I never made a public profession of faith up until this point, and didn’t feel the need to, since God knew I “believed”. Then on Easter Sunday, 2001, at our church service, as people made their way to the altar to accept Christ as their personal Savior, I broke down in tears. God took away my pride, and at that moment, my heart fell into His hands. I asked my sisters if they would walk up to the altar with me. I have been witness to these altar calls many times during the past year, and always felt no need to go up there. At first, because I wasn’t sure of my faith yet, and later, because I was too proud to walk up in front of hundreds of people looking on. Pride, as I now know, has no place in the presence of God.
I can honestly tell you that I didn’t even feel like I had the strength to walk up there. My legs felt weak. I didn’t walk up there on my own strength…I had none. He carried me up there.
The peace of God entered my heart that day. I can’t explain it, but He pulled me up by my heart and led me to receive Him as my God and Savior. Only God can change your heart. As I said, I had already resolved it in my mind. It was all true. But it was that day that I learned the difference between believing with my mind, and believing with my heart.

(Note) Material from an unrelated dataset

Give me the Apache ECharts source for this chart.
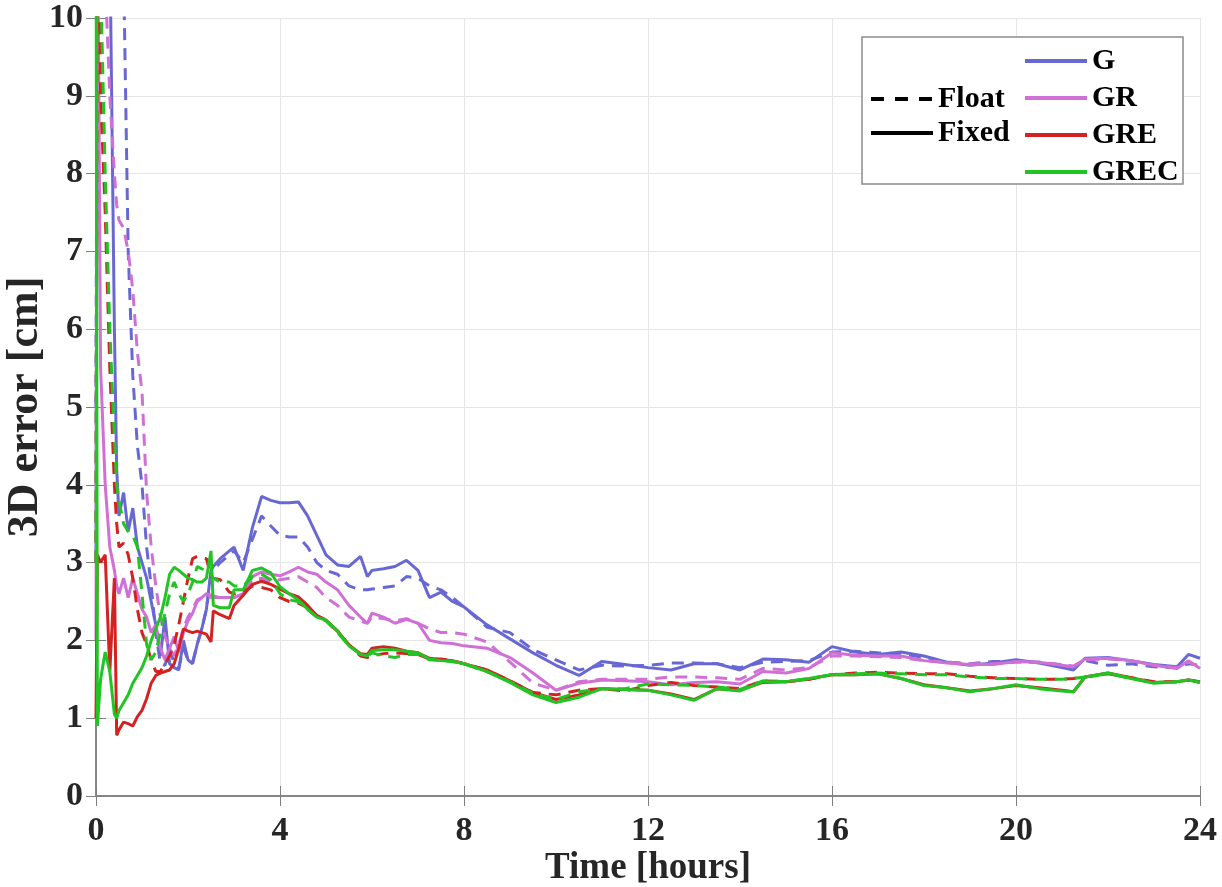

This led to another biblical claim that I personally learned to absolutely be true. Jeremiah 29:13 – “And you will seek Me and find Me, when you search for me with all your heart.” Romans 10:9 states that when you believe in your heart (not your mind), then you will be saved. I didn’t believe it because the Bible said it. I believed it because it happened! The Bible simply confirmed it after the fact.
Baptism followed a while afterwards, and I have been born again by the spirit of God. Someone said to me, “Being a Christian is both the easiest thing and the hardest thing at the same time.” Easy because faith alone saves you. Difficult because your barometer is no longer what society thinks of you, but what Christ thinks of you. Humility is what God delights in, and when you look to Christ as your measuring stick, you’ll surely find it.
I still fall, but God picks me up every time, always reminding me that I am forgiven. How can anyone deny that kind of love?